* Directions for this task *
Starting with the first line below, extract each line through the one that contains "0.028, 0.030, 0.030]", inclusive, excluding pictures.

# # #

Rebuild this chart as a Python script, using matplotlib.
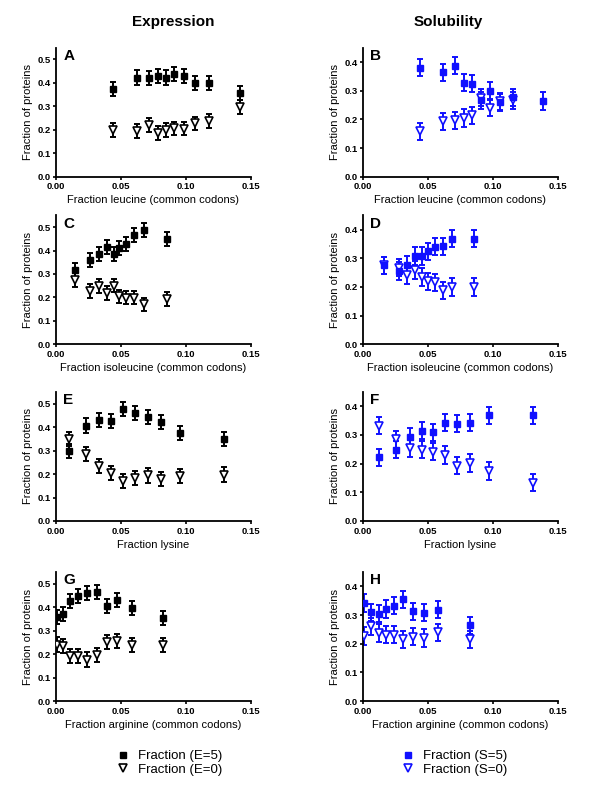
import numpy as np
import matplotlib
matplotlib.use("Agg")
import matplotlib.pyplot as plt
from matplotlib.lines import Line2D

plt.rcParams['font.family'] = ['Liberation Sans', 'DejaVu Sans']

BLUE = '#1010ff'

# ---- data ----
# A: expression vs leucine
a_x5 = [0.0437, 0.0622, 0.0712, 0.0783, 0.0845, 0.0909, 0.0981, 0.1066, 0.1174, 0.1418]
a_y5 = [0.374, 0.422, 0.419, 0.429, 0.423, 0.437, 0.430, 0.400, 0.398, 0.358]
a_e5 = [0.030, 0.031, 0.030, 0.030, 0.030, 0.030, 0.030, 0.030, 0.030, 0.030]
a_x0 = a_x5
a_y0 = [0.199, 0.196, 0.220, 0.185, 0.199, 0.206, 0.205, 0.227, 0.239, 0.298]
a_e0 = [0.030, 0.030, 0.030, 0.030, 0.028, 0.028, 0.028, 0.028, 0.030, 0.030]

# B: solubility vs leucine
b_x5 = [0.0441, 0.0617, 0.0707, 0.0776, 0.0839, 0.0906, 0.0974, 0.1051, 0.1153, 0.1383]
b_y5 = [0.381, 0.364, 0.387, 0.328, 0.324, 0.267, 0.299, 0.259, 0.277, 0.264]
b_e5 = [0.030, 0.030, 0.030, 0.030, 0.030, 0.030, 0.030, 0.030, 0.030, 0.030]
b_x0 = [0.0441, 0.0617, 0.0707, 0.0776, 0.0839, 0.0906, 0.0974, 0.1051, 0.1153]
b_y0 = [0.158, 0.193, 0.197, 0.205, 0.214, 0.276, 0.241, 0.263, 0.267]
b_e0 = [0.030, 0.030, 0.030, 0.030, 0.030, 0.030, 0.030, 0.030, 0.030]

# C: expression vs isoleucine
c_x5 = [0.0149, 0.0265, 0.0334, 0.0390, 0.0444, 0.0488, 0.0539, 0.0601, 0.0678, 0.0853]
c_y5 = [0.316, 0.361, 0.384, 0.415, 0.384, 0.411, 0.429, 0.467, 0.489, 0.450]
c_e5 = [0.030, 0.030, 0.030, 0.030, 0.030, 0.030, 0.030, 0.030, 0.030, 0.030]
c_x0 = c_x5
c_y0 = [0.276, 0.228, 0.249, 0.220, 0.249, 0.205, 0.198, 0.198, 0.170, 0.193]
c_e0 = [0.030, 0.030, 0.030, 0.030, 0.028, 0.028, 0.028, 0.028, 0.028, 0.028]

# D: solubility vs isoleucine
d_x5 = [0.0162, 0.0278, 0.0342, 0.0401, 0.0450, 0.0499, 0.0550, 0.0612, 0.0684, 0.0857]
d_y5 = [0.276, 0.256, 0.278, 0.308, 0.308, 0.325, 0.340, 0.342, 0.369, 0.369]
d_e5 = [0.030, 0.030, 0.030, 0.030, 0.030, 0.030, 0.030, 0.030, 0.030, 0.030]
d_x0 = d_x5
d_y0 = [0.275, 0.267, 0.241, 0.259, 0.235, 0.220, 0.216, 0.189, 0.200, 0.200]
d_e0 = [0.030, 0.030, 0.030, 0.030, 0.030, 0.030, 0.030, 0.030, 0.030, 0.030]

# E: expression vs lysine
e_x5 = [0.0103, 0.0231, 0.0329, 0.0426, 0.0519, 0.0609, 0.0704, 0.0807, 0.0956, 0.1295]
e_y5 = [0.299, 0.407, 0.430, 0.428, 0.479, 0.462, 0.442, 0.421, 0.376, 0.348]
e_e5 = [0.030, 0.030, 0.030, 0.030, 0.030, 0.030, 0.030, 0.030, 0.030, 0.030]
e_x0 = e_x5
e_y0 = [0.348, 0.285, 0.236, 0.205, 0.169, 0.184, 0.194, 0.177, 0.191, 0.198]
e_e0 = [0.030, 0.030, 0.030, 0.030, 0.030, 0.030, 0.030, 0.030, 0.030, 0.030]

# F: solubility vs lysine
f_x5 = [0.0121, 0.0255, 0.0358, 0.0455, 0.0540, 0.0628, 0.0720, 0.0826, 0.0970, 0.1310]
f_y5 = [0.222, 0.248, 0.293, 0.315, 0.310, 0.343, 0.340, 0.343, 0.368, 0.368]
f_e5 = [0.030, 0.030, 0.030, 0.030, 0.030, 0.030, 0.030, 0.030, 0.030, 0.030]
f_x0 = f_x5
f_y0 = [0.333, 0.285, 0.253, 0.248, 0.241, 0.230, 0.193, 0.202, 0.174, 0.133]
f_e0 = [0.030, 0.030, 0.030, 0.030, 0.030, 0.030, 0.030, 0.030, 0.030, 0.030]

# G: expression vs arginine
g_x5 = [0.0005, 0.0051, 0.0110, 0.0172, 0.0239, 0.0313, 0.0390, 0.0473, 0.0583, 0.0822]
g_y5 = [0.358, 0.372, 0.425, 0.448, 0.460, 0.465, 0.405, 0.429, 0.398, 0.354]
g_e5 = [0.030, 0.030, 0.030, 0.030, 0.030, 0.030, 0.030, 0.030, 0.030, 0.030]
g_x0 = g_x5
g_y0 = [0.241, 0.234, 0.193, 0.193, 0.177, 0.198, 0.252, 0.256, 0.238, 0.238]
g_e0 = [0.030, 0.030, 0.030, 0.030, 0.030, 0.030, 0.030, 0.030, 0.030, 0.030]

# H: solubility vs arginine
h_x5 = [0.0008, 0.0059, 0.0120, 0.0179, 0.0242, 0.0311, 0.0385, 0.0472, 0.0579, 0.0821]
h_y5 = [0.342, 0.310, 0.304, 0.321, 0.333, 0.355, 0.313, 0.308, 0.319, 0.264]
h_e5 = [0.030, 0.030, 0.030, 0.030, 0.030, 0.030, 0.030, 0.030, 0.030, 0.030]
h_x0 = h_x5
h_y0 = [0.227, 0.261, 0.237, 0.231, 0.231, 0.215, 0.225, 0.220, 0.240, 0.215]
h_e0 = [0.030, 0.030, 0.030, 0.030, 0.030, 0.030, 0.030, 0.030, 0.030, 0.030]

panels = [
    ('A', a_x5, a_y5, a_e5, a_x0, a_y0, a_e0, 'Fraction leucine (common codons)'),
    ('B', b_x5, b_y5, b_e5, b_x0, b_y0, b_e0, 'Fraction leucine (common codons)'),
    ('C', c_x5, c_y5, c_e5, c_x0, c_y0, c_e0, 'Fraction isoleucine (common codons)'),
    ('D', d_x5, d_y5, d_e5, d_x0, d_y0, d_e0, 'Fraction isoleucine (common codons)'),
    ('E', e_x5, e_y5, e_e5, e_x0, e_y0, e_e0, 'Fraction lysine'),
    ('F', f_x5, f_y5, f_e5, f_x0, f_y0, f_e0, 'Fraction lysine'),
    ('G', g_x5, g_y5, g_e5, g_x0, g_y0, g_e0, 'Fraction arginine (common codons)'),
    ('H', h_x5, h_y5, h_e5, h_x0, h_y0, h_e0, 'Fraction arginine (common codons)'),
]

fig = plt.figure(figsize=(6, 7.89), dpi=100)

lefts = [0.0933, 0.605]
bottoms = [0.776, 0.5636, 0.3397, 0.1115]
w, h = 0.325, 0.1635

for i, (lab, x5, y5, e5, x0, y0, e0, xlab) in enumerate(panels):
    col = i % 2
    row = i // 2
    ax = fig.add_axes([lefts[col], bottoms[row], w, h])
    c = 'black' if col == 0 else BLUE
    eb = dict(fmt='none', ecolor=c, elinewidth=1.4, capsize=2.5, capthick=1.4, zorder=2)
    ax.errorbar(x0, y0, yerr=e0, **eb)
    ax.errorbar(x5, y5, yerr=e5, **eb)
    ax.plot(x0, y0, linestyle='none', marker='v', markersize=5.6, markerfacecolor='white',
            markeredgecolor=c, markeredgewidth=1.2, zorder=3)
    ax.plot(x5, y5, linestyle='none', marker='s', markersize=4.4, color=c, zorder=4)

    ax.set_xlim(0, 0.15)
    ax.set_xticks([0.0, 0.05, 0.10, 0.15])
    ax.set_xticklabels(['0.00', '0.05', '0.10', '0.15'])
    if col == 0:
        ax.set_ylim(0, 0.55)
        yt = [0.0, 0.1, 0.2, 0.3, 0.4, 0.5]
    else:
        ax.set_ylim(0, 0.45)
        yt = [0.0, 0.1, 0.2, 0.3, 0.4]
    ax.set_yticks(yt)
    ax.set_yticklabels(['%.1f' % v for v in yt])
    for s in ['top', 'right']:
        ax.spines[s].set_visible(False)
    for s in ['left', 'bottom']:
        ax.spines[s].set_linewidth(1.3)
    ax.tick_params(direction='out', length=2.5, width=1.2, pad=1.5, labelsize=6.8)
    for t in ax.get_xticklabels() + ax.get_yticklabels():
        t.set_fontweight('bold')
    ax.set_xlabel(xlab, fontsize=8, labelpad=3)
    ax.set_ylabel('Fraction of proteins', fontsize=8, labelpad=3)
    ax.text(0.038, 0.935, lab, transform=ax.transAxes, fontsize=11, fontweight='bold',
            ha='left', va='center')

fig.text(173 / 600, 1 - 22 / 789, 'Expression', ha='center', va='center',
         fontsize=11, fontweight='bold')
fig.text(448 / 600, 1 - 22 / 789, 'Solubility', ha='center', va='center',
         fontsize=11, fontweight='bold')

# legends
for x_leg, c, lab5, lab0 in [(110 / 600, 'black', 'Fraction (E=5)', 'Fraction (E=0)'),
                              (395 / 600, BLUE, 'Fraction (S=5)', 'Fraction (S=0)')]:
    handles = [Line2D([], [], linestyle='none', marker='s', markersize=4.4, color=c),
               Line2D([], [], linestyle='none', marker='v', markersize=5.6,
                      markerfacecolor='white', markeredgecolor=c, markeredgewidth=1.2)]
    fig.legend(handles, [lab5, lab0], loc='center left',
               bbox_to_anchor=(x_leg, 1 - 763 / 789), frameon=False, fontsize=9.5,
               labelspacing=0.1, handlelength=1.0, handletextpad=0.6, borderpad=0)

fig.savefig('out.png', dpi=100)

# # #

* The reply *
Rebuild this chart as a Python script, using matplotlib.
import numpy as np
import matplotlib
matplotlib.use("Agg")
import matplotlib.pyplot as plt
from matplotlib.lines import Line2D

plt.rcParams['font.family'] = ['Liberation Sans', 'DejaVu Sans']

BLUE = '#1010ff'

# ---- data ----
# A: expression vs leucine
a_x5 = [0.0437, 0.0622, 0.0712, 0.0783, 0.0845, 0.0909, 0.0981, 0.1066, 0.1174, 0.1418]
a_y5 = [0.374, 0.422, 0.419, 0.429, 0.423, 0.437, 0.430, 0.400, 0.398, 0.358]
a_e5 = [0.030, 0.031, 0.030, 0.030, 0.030, 0.030, 0.030, 0.030, 0.030, 0.030]
a_x0 = a_x5
a_y0 = [0.199, 0.196, 0.220, 0.185, 0.199, 0.206, 0.205, 0.227, 0.239, 0.298]
a_e0 = [0.030, 0.030, 0.030, 0.030, 0.028, 0.028, 0.028, 0.028, 0.030, 0.030]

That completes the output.